Perl sorting issues in dictionaries-common
libxmlb used a pointer address (%p) for a hash value
texlive-base: Reported differences in the generated ls-R
In addition to various issues already mentioned, there are also some build systems that do build in parallel and produce builds or build artefacts that are going to depend on the order in which threads finished, which may vary from run to run.
I'm not saying you cannot build in parallel and end up with a deterministic build: that is done all the time. What I'm saying in that there are cases where some care has to be taken.
The build environment seems to sneak into the artifacts in many ways. Check out some of the listings from the "Upstream Patches" section of the linked page.. Some of the most common reasons seem to be: timestamps, non-deterministic file listings, debug information containing build path data, permissions bits on artifact files,etc.
Thanks for sharing, did not know this project existed.
I am maintaining a small embedded linux project myself and having a reproducible build as a feature is a long standing goal. The more tooling and awareness there is, the better.

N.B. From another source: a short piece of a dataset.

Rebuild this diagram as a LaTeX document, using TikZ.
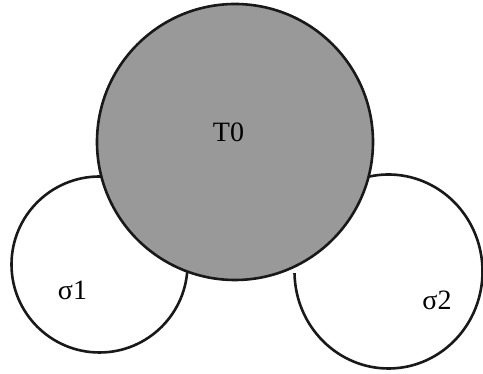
\documentclass[tikz,border=0pt]{standalone}
\usepackage{fontspec}
\setmainfont{Liberation Serif}
\usepackage{tikz}

\begin{document}
\begin{tikzpicture}[x=1pt, y=1pt,
  font=\fontsize{28}{32}\selectfont,
  rim/.style={draw=black!90, line width=2.6pt},
  lbl/.style={anchor=base, inner sep=0pt}]
\useasboundingbox (0,0) rectangle (483,374);
% the two small regions
\draw[rim] (99.5,109.5) circle (88);
\draw[rim] (388.5,102.5) ++(181:94 and 97) arc[start angle=181, end angle=470,
  x radius=94, y radius=97];
% the shaded one on top
\draw[rim, fill=black!40] (235,232) circle (138);
\node[lbl] (t0) at (228.5,232) {T0};
\node[lbl] (s1) at (72.5,74) {σ1};
\node[lbl] (s2) at (437,64) {σ2};
\end{tikzpicture}
\end{document}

Its a pitty that Linux itself still cannot be bootstrapped without the Linux env - at least no one has done it yet. Anyway thanks to this reproducible-builds efforts maybe the awarness of this serious problem will grow and we will see more support into the projects like https://github.com/fosslinux/live-bootstrap , https://niedzejkob.p4.team/bootstrap/
I admit I've never tried this, but the Linux kernel seems like just another C program. What's to stop me from installing GNU Make, GNU coreutils, gcc, and binutils cross compiled to target x86_64-linux-elf and bootstrap this? It doesn't sound especially useful, but it does sound like something that would be possible if you focused on it.